After such a success with the coffee cake last week, I've been on a bit of a breakfast baked goods kick. I enjoyed my slice of coffee cake and half grapefruit so much each morning, why not spend the time to make a batch of muffins or a loaf of bread over the weekend that you can enjoy for the remainder of the week?
My timing was perfectly aligned with Mark Bittman's Whole Wheat Muffin article in last week's Dining Section, so I knew exactly what I'd be making this weekend. His article is a basic method for whole wheat muffins, with a lot of room for experimentation and flavor additions. This is my favorite kind of recipe: it gives you a solid foundation upon which to work, but allows you to make decisions and additions that help you feel like you're making something that is your own.
The muffins were delicious, and the process so simple. I decided to use up the last of my frozen roasted pumpkin for the main flavor, and also added golden raisins and toasted walnuts.
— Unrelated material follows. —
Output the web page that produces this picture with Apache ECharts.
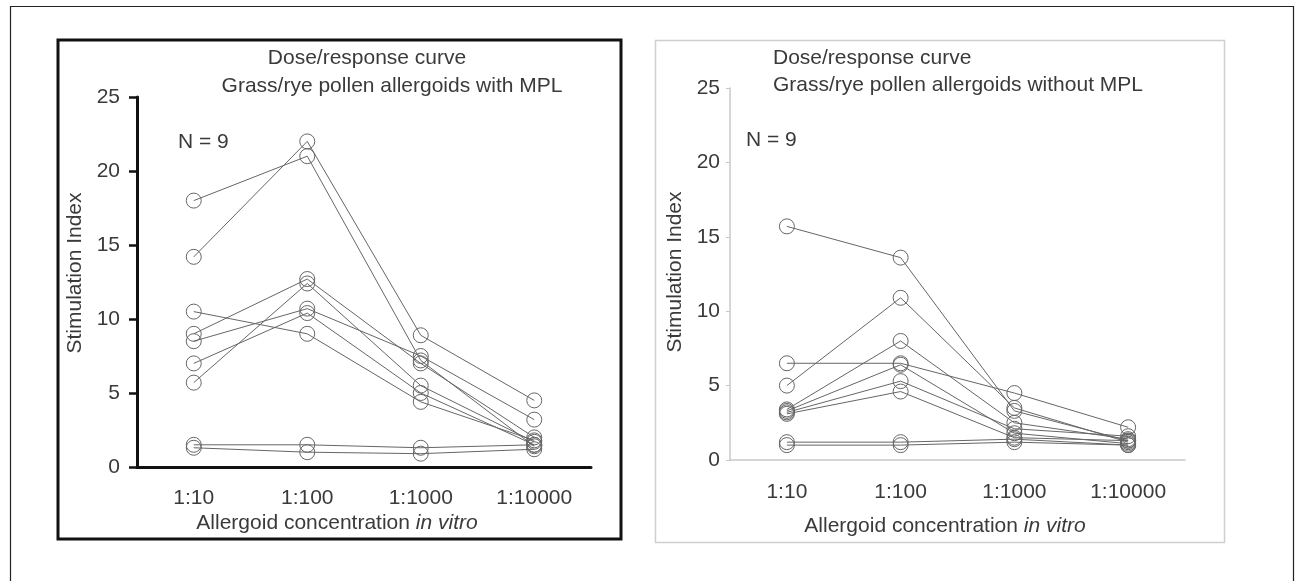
<!DOCTYPE html>
<html>
<head>
<meta charset="utf-8">
<script src="https://cdn.jsdelivr.net/npm/echarts@6/dist/echarts.min.js"></script>
<style>
html, body { margin: 0; padding: 0; background: #fff; }
#chart { width: 1296px; height: 581px; }
</style>
</head>
<body>
<div id="chart"></div>
<script>
// concentrations on the x axis
const categories = ['1:10', '1:100', '1:1000', '1:10000']
const yMin = 0
const yMax = 25
const yStep = 5

// stimulation index per patient, with MPL (left panel)
const withMPL = [
  [18.0, 21.0, 7.2, 1.4],
  [14.2, 22.0, 8.9, 4.5],
  [10.5, 9.0, 4.4, 1.8],
  [9.0, 12.7, 7.0, 2.0],
  [8.5, 10.7, 7.5, 3.2],
  [7.0, 10.4, 5.0, 1.5],
  [5.7, 12.4, 5.5, 1.7],
  [1.5, 1.5, 1.3, 1.5],
  [1.3, 1.0, 0.9, 1.2]
]

// stimulation index per patient, without MPL (right panel)
const withoutMPL = [
  [15.7, 13.6, 3.3, 1.3],
  [5.0, 10.9, 3.5, 1.2],
  [6.5, 6.5, 4.5, 2.2],
  [3.4, 8.0, 2.5, 1.4],
  [3.3, 6.4, 1.8, 1.1],
  [3.2, 5.3, 2.1, 1.6],
  [3.1, 4.6, 1.5, 1.3],
  [1.2, 1.2, 1.4, 1.0],
  [1.0, 1.0, 1.2, 1.0]
]

const font = "'Liberation Sans', Arial, sans-serif"
const textColor = '#3a3a3a'

function makeSeries(rows, idx) {
  return rows.map(r => ({
    type: 'line',
    xAxisIndex: idx,
    yAxisIndex: idx,
    data: r,
    symbol: 'circle',
    symbolSize: 15,
    itemStyle: { color: 'rgba(0,0,0,0)', borderColor: '#666', borderWidth: 1 },
    lineStyle: { color: '#666', width: 1 },
    emphasis: { disabled: true },
    animation: false,
    z: 3
  }))
}

function txt(x, y, text, opts) {
  return Object.assign({
    type: 'text', x: x, y: y, silent: true,
    style: Object.assign({
      text: text, fontSize: 21, fontFamily: font, fill: textColor,
      textAlign: 'center', textVerticalAlign: 'middle',
      rich: { i: { fontStyle: 'italic', fontSize: 21, fontFamily: font, fill: textColor } }
    }, opts || {})
  })
}

const option = {
  backgroundColor: '#fff',
  animation: false,
  grid: [
    { left: 137, top: 97, width: 454, height: 370 },
    { left: 730, top: 88, width: 455, height: 372 }
  ],
  xAxis: [
    {
      gridIndex: 0, type: 'category', data: categories, boundaryGap: true,
      axisLine: { lineStyle: { color: '#111', width: 3 } },
      axisTick: { show: false },
      axisLabel: { margin: 21, fontSize: 21, fontFamily: font, color: textColor },
      splitLine: { show: false }
    },
    {
      gridIndex: 1, type: 'category', data: categories, boundaryGap: true,
      axisLine: { lineStyle: { color: '#c8c8c8', width: 1.5 } },
      axisTick: { show: false },
      axisLabel: { margin: 22, fontSize: 21, fontFamily: font, color: textColor },
      splitLine: { show: false }
    }
  ],
  yAxis: [
    {
      gridIndex: 0, type: 'value', min: yMin, max: yMax, interval: yStep,
      axisLine: { show: true, lineStyle: { color: '#111', width: 3 } },
      axisTick: { show: true, length: 8, lineStyle: { color: '#111', width: 2.5 } },
      axisLabel: { margin: 17, fontSize: 21, fontFamily: font, color: textColor },
      splitLine: { show: false }
    },
    {
      gridIndex: 1, type: 'value', min: yMin, max: yMax, interval: yStep,
      axisLine: { show: true, lineStyle: { color: '#c8c8c8', width: 1.5 } },
      axisTick: { show: true, length: 4, lineStyle: { color: '#c8c8c8', width: 1 } },
      axisLabel: { margin: 10, fontSize: 21, fontFamily: font, color: textColor },
      splitLine: { show: false }
    }
  ],
  graphic: [
    // outer frame
    { type: 'rect', shape: { x: 10.5, y: 6.5, width: 1283, height: 600 },
      style: { fill: 'none', stroke: '#222', lineWidth: 1.2 }, silent: true },
    // left panel box
    { type: 'rect', shape: { x: 58, y: 40, width: 563, height: 499 },
      style: { fill: 'none', stroke: '#111', lineWidth: 3 }, silent: true },
    // right panel box
    { type: 'rect', shape: { x: 655.5, y: 40.5, width: 569, height: 502 },
      style: { fill: 'none', stroke: '#cfcfcf', lineWidth: 1.5 }, silent: true },

    txt(367, 58, 'Dose/response curve'),
    txt(392, 86, 'Grass/rye pollen allergoids with MPL'),
    txt(178, 142, 'N = 9', { textAlign: 'left' }),
    Object.assign(txt(75, 273, 'Stimulation Index'), { rotation: Math.PI / 2 }),
    txt(337, 523, '{n|Allergoid concentration }{i|in vitro}',
      { rich: { n: { fontSize: 21, fontFamily: font, fill: textColor },
                i: { fontStyle: 'italic', fontSize: 21, fontFamily: font, fill: textColor } } }),

    txt(773, 58, 'Dose/response curve', { textAlign: 'left' }),
    txt(773, 85, 'Grass/rye pollen allergoids without MPL', { textAlign: 'left' }),
    txt(746, 140, 'N = 9', { textAlign: 'left' }),
    Object.assign(txt(675, 272, 'Stimulation Index'), { rotation: Math.PI / 2 }),
    txt(945, 526, '{n|Allergoid concentration }{i|in vitro}',
      { rich: { n: { fontSize: 21, fontFamily: font, fill: textColor },
                i: { fontStyle: 'italic', fontSize: 21, fontFamily: font, fill: textColor } } })
  ],
  series: makeSeries(withMPL, 0).concat(makeSeries(withoutMPL, 1))
}

const myChart = echarts.init(document.getElementById('chart'), null, { renderer: 'canvas' })
myChart.setOption(option)
</script>
</body>
</html>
The recipe is very flexible - feel free to substitute the pumpkin for (as Bittman suggests) mashed bananas, apples, zucchini and the like. Add-ins like chocolate chips, nuts, dried cranberries, or coconut are another way to come up with an interesting flavor combination.
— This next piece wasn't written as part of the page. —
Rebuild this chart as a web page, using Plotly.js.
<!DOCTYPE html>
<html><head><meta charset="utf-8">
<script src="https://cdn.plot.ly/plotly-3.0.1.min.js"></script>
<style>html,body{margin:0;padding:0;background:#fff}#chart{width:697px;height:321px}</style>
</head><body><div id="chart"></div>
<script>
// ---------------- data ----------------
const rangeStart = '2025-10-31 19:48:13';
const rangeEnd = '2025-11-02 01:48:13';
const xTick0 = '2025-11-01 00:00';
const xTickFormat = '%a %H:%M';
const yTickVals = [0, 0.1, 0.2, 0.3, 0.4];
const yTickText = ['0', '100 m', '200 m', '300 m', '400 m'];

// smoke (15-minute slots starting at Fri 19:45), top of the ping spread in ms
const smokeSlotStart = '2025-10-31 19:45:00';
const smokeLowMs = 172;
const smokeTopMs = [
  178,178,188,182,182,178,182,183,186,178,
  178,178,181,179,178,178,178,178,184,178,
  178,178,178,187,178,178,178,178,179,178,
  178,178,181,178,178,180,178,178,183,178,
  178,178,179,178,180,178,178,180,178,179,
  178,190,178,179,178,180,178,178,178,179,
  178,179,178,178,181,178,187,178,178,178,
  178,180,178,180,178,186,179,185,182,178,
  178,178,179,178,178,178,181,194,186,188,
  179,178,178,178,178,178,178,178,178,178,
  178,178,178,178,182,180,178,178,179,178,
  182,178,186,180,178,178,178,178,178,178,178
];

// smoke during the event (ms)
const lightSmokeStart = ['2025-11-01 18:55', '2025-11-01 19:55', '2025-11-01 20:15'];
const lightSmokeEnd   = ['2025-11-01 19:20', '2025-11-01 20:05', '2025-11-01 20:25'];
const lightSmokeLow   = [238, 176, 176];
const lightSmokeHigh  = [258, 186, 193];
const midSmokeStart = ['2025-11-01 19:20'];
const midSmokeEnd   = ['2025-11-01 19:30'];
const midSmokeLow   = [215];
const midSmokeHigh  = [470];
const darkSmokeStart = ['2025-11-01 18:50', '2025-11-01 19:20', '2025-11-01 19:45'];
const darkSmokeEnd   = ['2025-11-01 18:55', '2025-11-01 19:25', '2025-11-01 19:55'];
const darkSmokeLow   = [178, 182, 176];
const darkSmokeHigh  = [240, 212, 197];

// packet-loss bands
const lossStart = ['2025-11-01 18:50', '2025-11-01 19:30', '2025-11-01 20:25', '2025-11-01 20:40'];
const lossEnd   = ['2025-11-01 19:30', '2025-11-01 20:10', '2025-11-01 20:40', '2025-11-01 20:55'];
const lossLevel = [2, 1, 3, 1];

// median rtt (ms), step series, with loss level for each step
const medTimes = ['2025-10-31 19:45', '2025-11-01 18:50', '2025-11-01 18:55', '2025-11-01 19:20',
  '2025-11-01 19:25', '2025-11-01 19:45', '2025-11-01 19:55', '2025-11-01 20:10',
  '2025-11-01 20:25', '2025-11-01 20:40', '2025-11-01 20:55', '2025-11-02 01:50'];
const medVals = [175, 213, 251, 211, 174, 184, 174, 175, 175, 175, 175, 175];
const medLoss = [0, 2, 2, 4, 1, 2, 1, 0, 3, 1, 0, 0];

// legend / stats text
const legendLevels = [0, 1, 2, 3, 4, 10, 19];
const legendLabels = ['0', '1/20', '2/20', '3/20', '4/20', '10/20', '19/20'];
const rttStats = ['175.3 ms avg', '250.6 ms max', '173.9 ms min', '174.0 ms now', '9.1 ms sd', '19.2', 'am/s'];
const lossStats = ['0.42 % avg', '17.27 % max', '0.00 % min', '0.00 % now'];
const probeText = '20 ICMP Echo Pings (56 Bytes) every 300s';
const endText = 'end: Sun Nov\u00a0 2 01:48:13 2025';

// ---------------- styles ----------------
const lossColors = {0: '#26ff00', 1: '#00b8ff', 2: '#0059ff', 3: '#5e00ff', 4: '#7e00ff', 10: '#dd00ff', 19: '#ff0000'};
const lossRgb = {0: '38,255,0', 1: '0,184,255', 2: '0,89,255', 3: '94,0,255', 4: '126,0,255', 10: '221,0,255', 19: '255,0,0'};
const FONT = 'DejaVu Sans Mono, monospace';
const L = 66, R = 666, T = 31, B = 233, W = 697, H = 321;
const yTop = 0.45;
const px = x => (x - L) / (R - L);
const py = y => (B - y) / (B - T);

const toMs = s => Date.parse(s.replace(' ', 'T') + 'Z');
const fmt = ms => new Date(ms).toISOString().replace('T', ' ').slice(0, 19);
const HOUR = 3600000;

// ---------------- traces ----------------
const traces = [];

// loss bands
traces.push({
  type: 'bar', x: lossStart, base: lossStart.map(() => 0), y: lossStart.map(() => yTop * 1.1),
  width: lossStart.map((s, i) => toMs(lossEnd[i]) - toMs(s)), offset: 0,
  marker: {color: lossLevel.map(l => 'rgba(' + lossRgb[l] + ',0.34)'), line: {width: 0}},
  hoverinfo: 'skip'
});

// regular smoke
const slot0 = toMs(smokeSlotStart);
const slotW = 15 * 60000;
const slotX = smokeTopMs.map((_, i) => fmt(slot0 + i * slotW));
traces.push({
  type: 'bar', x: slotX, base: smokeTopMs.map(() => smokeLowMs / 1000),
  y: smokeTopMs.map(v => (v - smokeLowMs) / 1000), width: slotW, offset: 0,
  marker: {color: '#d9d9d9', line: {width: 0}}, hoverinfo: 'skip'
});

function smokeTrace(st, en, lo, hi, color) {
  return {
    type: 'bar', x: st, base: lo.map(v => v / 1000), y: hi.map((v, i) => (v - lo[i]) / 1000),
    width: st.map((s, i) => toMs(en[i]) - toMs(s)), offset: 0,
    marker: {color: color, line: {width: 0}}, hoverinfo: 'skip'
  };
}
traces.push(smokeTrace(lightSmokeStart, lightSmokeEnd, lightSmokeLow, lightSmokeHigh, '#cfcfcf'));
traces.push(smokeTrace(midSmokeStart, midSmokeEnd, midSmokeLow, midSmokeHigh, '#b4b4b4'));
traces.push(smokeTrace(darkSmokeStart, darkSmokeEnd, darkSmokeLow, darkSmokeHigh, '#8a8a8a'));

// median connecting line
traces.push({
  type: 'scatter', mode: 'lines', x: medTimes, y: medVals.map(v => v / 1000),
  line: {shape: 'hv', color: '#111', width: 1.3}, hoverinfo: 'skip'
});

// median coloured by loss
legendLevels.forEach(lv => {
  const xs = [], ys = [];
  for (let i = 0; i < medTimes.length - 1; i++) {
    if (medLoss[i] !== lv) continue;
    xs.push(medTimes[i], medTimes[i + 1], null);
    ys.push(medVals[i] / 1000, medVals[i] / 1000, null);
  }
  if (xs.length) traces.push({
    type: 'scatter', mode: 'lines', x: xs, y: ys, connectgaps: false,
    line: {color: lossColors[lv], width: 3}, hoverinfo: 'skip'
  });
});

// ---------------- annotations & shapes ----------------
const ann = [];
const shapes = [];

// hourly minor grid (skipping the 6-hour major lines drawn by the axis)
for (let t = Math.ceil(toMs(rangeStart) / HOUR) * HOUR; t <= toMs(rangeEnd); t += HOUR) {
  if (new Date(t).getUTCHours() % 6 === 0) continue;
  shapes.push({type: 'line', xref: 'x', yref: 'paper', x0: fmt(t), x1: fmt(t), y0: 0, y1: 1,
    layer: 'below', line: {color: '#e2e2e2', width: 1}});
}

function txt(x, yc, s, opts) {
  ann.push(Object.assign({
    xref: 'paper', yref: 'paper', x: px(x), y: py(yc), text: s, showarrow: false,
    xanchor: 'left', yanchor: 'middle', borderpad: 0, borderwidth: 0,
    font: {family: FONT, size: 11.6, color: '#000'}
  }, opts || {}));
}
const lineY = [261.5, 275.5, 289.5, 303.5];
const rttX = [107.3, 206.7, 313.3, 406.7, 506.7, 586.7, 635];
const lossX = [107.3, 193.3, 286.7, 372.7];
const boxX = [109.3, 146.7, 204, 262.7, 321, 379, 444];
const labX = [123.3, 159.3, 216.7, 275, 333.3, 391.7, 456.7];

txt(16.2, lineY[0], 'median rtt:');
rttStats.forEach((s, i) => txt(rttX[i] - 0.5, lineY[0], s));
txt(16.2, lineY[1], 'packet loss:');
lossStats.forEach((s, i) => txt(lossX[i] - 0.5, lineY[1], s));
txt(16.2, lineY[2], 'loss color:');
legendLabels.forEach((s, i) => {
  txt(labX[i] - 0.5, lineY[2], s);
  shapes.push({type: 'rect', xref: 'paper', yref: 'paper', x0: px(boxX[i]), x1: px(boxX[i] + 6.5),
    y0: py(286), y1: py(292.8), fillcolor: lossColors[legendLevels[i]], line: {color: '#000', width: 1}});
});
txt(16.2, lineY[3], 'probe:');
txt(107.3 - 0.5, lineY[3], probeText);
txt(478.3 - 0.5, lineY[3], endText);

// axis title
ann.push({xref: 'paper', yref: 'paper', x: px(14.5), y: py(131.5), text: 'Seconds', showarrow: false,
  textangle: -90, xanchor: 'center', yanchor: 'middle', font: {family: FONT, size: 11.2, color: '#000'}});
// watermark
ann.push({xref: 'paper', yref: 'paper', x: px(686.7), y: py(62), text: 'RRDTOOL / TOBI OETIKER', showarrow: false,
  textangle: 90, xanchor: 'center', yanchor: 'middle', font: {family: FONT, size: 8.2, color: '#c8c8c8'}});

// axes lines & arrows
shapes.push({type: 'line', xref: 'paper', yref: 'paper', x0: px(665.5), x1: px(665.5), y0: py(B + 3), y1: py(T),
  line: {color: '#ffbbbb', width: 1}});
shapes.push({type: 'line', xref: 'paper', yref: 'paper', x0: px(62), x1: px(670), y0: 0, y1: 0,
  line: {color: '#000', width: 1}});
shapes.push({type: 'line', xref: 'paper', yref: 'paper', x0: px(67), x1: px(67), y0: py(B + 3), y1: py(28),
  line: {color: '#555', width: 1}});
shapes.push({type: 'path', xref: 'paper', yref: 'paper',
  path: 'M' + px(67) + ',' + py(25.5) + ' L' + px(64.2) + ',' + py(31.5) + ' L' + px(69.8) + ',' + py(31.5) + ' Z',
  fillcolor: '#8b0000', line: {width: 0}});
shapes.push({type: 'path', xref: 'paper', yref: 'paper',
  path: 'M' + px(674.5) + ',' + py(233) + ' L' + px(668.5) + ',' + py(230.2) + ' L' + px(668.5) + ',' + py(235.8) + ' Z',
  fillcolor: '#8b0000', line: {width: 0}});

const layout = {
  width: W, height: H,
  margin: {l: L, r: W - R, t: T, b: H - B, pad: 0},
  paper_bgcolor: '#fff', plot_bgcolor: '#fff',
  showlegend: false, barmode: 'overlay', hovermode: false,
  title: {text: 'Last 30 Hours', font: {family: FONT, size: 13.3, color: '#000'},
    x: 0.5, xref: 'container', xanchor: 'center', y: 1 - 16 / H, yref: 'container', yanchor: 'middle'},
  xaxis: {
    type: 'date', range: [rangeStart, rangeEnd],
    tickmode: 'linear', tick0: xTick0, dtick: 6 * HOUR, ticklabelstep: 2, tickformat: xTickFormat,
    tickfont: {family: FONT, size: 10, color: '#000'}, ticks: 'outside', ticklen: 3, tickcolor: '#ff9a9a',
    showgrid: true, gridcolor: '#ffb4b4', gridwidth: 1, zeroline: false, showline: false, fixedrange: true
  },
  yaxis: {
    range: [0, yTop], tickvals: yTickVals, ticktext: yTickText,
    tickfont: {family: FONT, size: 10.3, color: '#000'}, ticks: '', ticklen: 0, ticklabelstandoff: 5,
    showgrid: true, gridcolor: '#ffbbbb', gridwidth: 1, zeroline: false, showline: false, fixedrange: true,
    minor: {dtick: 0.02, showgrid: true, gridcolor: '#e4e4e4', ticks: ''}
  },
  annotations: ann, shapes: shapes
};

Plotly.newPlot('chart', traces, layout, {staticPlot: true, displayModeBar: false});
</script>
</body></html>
Whole Wheat Pumpkin Raisin Muffins
Adapted from Mark Bittman
1/4 cup melted unsalted butter
1 1/4 cup whole wheat flour
1/2 cup sugar
1 teaspoon baking powder
1/8 teaspoon baking soda
pinch of salt
1/2 cup cooked pumpkin (canned is okay)
1/4 cup buttermilk
1/4 cup raisins
1/4 cup walnuts (toasted)
1. Preheat the oven to 375 degrees. Either butter or place paper linings in muffin tins (makes about eight muffins).
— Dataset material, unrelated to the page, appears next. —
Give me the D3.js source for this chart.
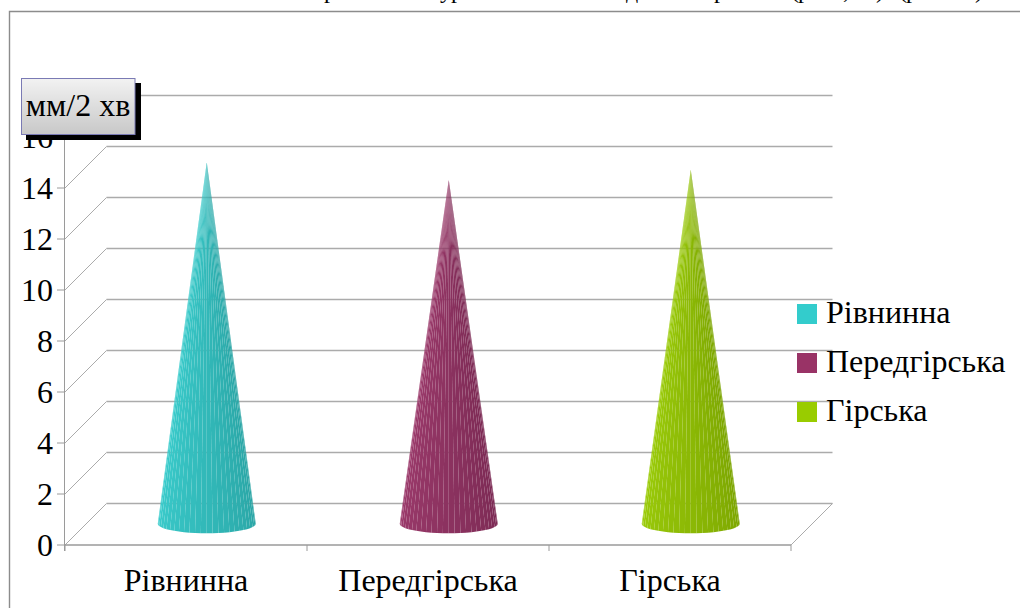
<!DOCTYPE html>
<html>
<head>
<meta charset="utf-8">
<script src="https://cdn.jsdelivr.net/npm/d3@7/dist/d3.min.js"></script>
<style>
html,body{margin:0;padding:0;background:#fff;overflow:hidden}
text{font-family:"Liberation Serif",serif;fill:#000}
</style>
</head>
<body>
<svg id="chart" width="1020" height="608"></svg>
<script>
// Chart content
const categories = ["Рівнинна", "Передгірська", "Гірська"];
const seriesNames = ["Рівнинна", "Передгірська", "Гірська"];
const seriesValues = [14.2, 13.5, 13.9];
const seriesColors = ["#33cccc", "#993366", "#99cc00"];
const yTicks = [0, 2, 4, 6, 8, 10, 12, 14, 16];
const unitLabel = "мм/2 хв";
// Heading runs off the top edge; only the lower strokes of these letters show
const headingLetters = ["р", "у", "р", "д", "р", "(", "р", ",", ")", "(", "р", ")"];

// 3D frame layout
const depth = 41.5;
const front = {left: 65, right: 791, bottom: 545, top: 137};
const coneRadius = 49, coneRy = 9.5, facetCount = 26;
const headingX = [324, 440, 451, 626, 714, 791, 798, 843, 876, 899, 906, 975];

const svg = d3.select("#chart");
const x = d3.scaleBand().domain(categories).range([front.left, front.right]);
const y = d3.scaleLinear().domain([0, 16]).range([front.bottom, front.top]);

// Heading and outer frame
svg.append("g").selectAll("text").data(headingLetters).join("text")
  .attr("x", (d, i) => headingX[i]).attr("y", -2)
  .attr("font-size", 24).text(d => d);
svg.append("path").attr("d", "M9.5,608V11.5H1020")
  .attr("fill", "none").attr("stroke", "#8c8c8c").attr("stroke-width", 1.4);

// Back wall gridlines and the diagonals that join them to the value axis
const grid = svg.append("g").attr("fill", "none").attr("stroke", "#ababab");
grid.selectAll("path.back").data(yTicks).join("path").attr("class", "back")
  .attr("stroke-width", 1.4)
  .attr("d", d => `M${front.left + depth},${y(d) - depth}H${front.right + depth}`);
grid.selectAll("path.side").data(yTicks).join("path").attr("class", "side")
  .attr("stroke-width", 1)
  .attr("d", d => `M${front.left},${y(d)}l${depth},${-depth}`);
grid.append("path").attr("stroke-width", 1)
  .attr("d", `M${front.right},${front.bottom}l${depth},${-depth}`);

// Value axis, floor edge and tick marks
const axes = svg.append("g").attr("fill", "none").attr("stroke", "#9a9a9a");
axes.append("path").attr("stroke-width", 1)
  .attr("d", `M64.5,${front.top}V${front.bottom + 6}`);
axes.append("path").attr("stroke-width", 1.6)
  .attr("d", `M${front.left},${front.bottom}H${front.right}`);
axes.selectAll("path.ytick").data(yTicks).join("path").attr("class", "ytick")
  .attr("stroke-width", 1).attr("d", d => `M57,${y(d)}H64`);
const xEdges = categories.map(c => x(c)).concat(front.right);
axes.selectAll("path.xtick").data(xEdges).join("path").attr("class", "xtick")
  .attr("stroke-width", 1).attr("d", d => `M${d},${front.bottom}V${front.bottom + 6}`);

// Axis labels
svg.append("g").selectAll("text").data(yTicks).join("text")
  .attr("x", 53).attr("y", d => y(d) + 11).attr("text-anchor", "end")
  .attr("font-size", 32).text(d => d);
svg.append("g").selectAll("text").data(categories).join("text")
  .attr("x", d => x(d) + x.bandwidth() / 2).attr("y", 591)
  .attr("text-anchor", "middle").attr("font-size", 32).text(d => d);

// Cones are faceted: each facet gets its own shade, and antialiased seams show through
const defs = svg.append("defs");
const boxGrad = defs.append("linearGradient").attr("id", "boxFill")
  .attr("x1", 0).attr("y1", 0).attr("x2", 0).attr("y2", 1);
boxGrad.append("stop").attr("offset", 0).attr("stop-color", "#f2f2f2");
boxGrad.append("stop").attr("offset", 1).attr("stop-color", "#c8c8c8");

const shade = (base, t) => {
  const lighter = d3.interpolateRgb(base, "#ffffff")(0.04);
  const darker = d3.interpolateRgb(base, "#000000")(0.2);
  return d3.interpolateRgb(lighter, darker)(t);
};
const facetIdx = d3.range(facetCount);
const cones = svg.append("g").selectAll("g").data(seriesValues).join("g");
cones.each(function (v, k) {
  const cx = x(categories[k]) + x.bandwidth() / 2 + depth / 2;
  const cy = front.bottom - depth / 2 - 0.5;
  const tipY = y(v) - depth / 2;
  d3.select(this).selectAll("path").data(facetIdx).join("path")
    .attr("fill", i => shade(seriesColors[k], (i + 0.5) / facetCount))
    .attr("d", i => {
      // Walk the front half of the base ellipse from left to right
      const a0 = Math.PI * (1 - i / facetCount), a1 = Math.PI * (1 - (i + 1) / facetCount);
      const p = a => [cx + coneRadius * Math.cos(a), cy + coneRy * Math.sin(a)];
      const [x0, y0] = p(a0), [x1, y1] = p(a1);
      return `M${cx},${tipY}L${x0},${y0}L${x1},${y1}Z`;
    });
});

// Unit label box with hard shadow
svg.append("rect").attr("x", 26).attr("y", 83).attr("width", 115).attr("height", 57).attr("fill", "#000");
svg.append("rect").attr("x", 21.5).attr("y", 78.5).attr("width", 113.5).attr("height", 56)
  .attr("fill", "url(#boxFill)").attr("stroke", "#7a7ab4").attr("stroke-width", 1);
svg.append("text").attr("x", 78).attr("y", 116).attr("text-anchor", "middle")
  .attr("font-size", 32).text(unitLabel);

// Legend
const legendY = d3.scalePoint().domain(seriesNames).range([304, 402]);
const legend = svg.append("g").selectAll("g").data(seriesNames).join("g")
  .attr("transform", d => `translate(797,${legendY(d)})`);
legend.append("rect").attr("width", 20).attr("height", 20).attr("fill", (d, i) => seriesColors[i]);
legend.append("text").attr("x", 29).attr("y", 19).attr("font-size", 32).text(d => d);
</script>
</body>
</html>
2. In a large bowl, whisk together flour, sugar, baking powder, baking soda, and salt
3. In a medium bowl, beat egg. Whisk in melted butter (cooled), pumpkin, and buttermilk.
4. Fold wet ingredients into dry and mix until combined. Stir in raisins and walnuts and scoop into muffin tins.
5. Bake for 25 to 30 minutes, until muffins are pugged and turning golden brown on top.